For public libraries, the DPLA will provide a national-scale, free extension of their local holdings, and give them a place to store and garner audiences for their community’s history and content. For academic libraries, the DPLA can be used to suggest research materials and collections beyond a home institution, to create virtual exhibits and collections from federated sites, and to enhance the scholarship of students and faculty.

I plan to do everything I can to make sure that libraries and librarians understand how the DPLA is a partner rather than a replacement. Just as important, I plan to articulate that to the general public, since I would hate for the launch of the DPLA to be used as an excuse to lower funding to essential physical libraries in times of austerity.

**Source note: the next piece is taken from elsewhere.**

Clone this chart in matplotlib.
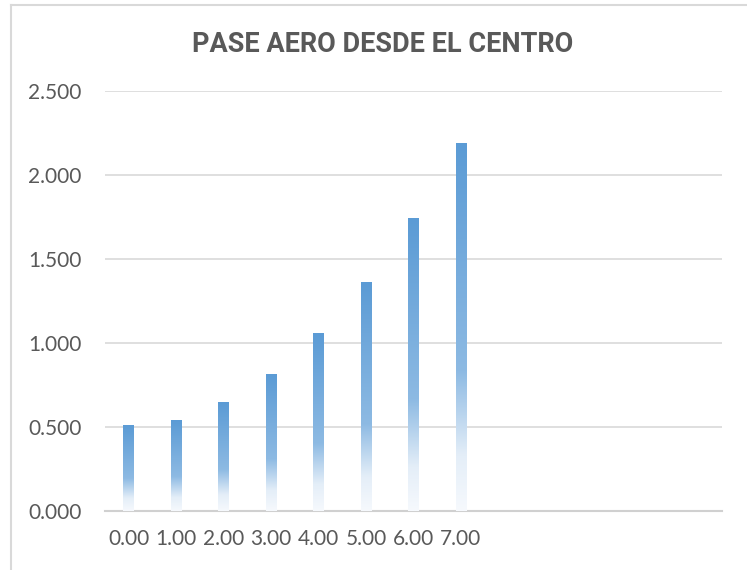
import numpy as np
import matplotlib
matplotlib.use("Agg")
import matplotlib.pyplot as plt
from matplotlib.colors import LinearSegmentedColormap
from matplotlib.lines import Line2D

# Data
categories = ["0.00", "1.00", "2.00", "3.00", "4.00", "5.00", "6.00", "7.00",
              "", "", "", "", ""]
values = [0.506, 0.536, 0.643, 0.815, 1.054, 1.363, 1.744, 2.185]
y_ticks = [0.0, 0.5, 1.0, 1.5, 2.0, 2.5]
y_tick_labels = ["0.000", "0.500", "1.000", "1.500", "2.000", "2.500"]
title = "PASE AERO DESDE EL CENTRO"

text_color = "#595959"
grid_color = "#D9D9D9"

# Vertical gradient fill: blue at the top of each bar fading to white at the base
grad_cmap = LinearSegmentedColormap.from_list(
    "bar_grad",
    [(0.0, "#F6F9FD"), (0.15, "#E4EEF8"), (0.38, "#8DBAE3"), (1.0, "#5B9BD5")],
)
grad = np.linspace(0, 1, 256).reshape(-1, 1)

fig = plt.figure(figsize=(7.47, 5.70), dpi=100)
ax = fig.add_axes([105 / 747, 1 - 511 / 570, 617 / 747, 420 / 570])

bar_width = 0.23
x = np.arange(len(categories))
bars = ax.bar(x[: len(values)], values, width=bar_width, color="none",
              edgecolor="none", zorder=3)
for rect in bars:
    x0, y0 = rect.get_x(), rect.get_y()
    w, h = rect.get_width(), rect.get_height()
    ax.imshow(grad, cmap=grad_cmap, origin="lower", aspect="auto",
              extent=(x0, x0 + w, y0, y0 + h), zorder=3, interpolation="bilinear")

ax.set_xlim(-0.5, len(categories) - 0.5)
ax.set_ylim(0, 2.5)
ax.set_xticks(x)
ax.set_xticklabels(categories)
ax.set_yticks(y_ticks)
ax.set_yticklabels(y_tick_labels)

for lab in ax.get_xticklabels() + ax.get_yticklabels():
    lab.set_fontfamily(["Lato", "DejaVu Sans"])
    lab.set_fontsize(15)
    lab.set_color(text_color)

ax.tick_params(axis="both", length=0)
ax.tick_params(axis="y", pad=17)
ax.tick_params(axis="x", pad=13)

ax.grid(axis="y", color=grid_color, linewidth=1.2, zorder=0)
ax.set_axisbelow(True)
for side in ["top", "right", "left"]:
    ax.spines[side].set_visible(False)
ax.spines["bottom"].set_color("#D0D0D0")
ax.spines["bottom"].set_linewidth(1.5)

fig.text(383 / 747, 1 - 44 / 570, title, ha="center", va="center",
         fontsize=19.5, fontweight="bold", color=text_color,
         family=["Roboto", "DejaVu Sans"])

# Chart frame (left and top edges)
fig.add_artist(Line2D([11 / 747, 11 / 747], [0, 1 - 5 / 570],
                      transform=fig.transFigure, color=grid_color, linewidth=1.5))
fig.add_artist(Line2D([11 / 747, 1], [1 - 5 / 570, 1 - 5 / 570],
                      transform=fig.transFigure, color=grid_color, linewidth=1.5))

fig.savefig("out.png", dpi=100, facecolor="white")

Copyright law in the digital era has become a problematic and confusing issue for libraries. Will DPLA play an advocacy role?

Absolutely. The DPLA is in part animated by the problematic state of copyright law, where defaults lock up content for extreme time horizons, and make it hard for libraries to store and share digital content. We have seen a diminution of the public option that open libraries represent, and this is problematic for our culture. So I see a strong advocacy role for the DPLA, to say that a better balance is needed in the twenty-first century, so that the landscape for reading and research isn’t further circumscribed and hindered by digital friction.

And it is my strong belief that in the long run a more appropriate balance is not only better for readers, students, and scholars, but also for publishers and others who profit from published materials. My kids adore our local library, and our extensive use of that public library has also led us to buy hundreds of electronic and printed books. I hope I’m not alone in thinking that it’s better to have a nation of voracious readers who get some of their books for free than a nation of intermittent readers who always pay.

In addition to pushing for copyright balance, I hope that the DPLA can explore alternative licensing models for new works with authors and publishers. The vast majority of books, for instance, make little to no money after the first few years, and so finding a way not to lock up that knowledge until the twenty-second century seems important. And of course we are seeing a remarkable surge in open access publishing, which I have been a strong advocate for in academia.

You recently co-edited Hacking the Academy, a compilation of essays on reforming academia with digital media and technology. What role do you hope to see DPLA play in academia?

One of the main themes in Hacking the Academy is the pedagogical, intellectual, and economic benefits of opening up access to research and teaching materials. We need a public option to balance out the gated resources that universities license at great expense and that increasingly eat up scarce library resources. I see the DPLA as a large open storehouse for classroom use and scholarly investigation, for inclusion in syllabi, articles, and books, and as a bridge between academia and the general public.

How will DPLA excite and engage the U.S. public?

Is there anything better than walking into a library for the first time, the wonder and joy of having so much knowledge and history and entertainment at one’s fingertips? In the coming years I hope that the DPLA will kindle that spirit of exploration. I want the American public to know that the DPLA will be the place to go to find documents and images about their hometown, scanned and curated locally; to be able to pull out their smartphone, launch an app powered by DPLA’s data, and take an impromtu walking tour of the hidden past of their current location; to see the DPLA’s open and free content spread across classes from kindergarten to graduate school; and many other exciting possibilities enabled when formerly disparate collections are knit together—entirely new kinds of searching, discovery, and learning. Forget the massive technical infrastructure; if the DPLA can ignite that wonder that only libraries can provide, we will have done our job.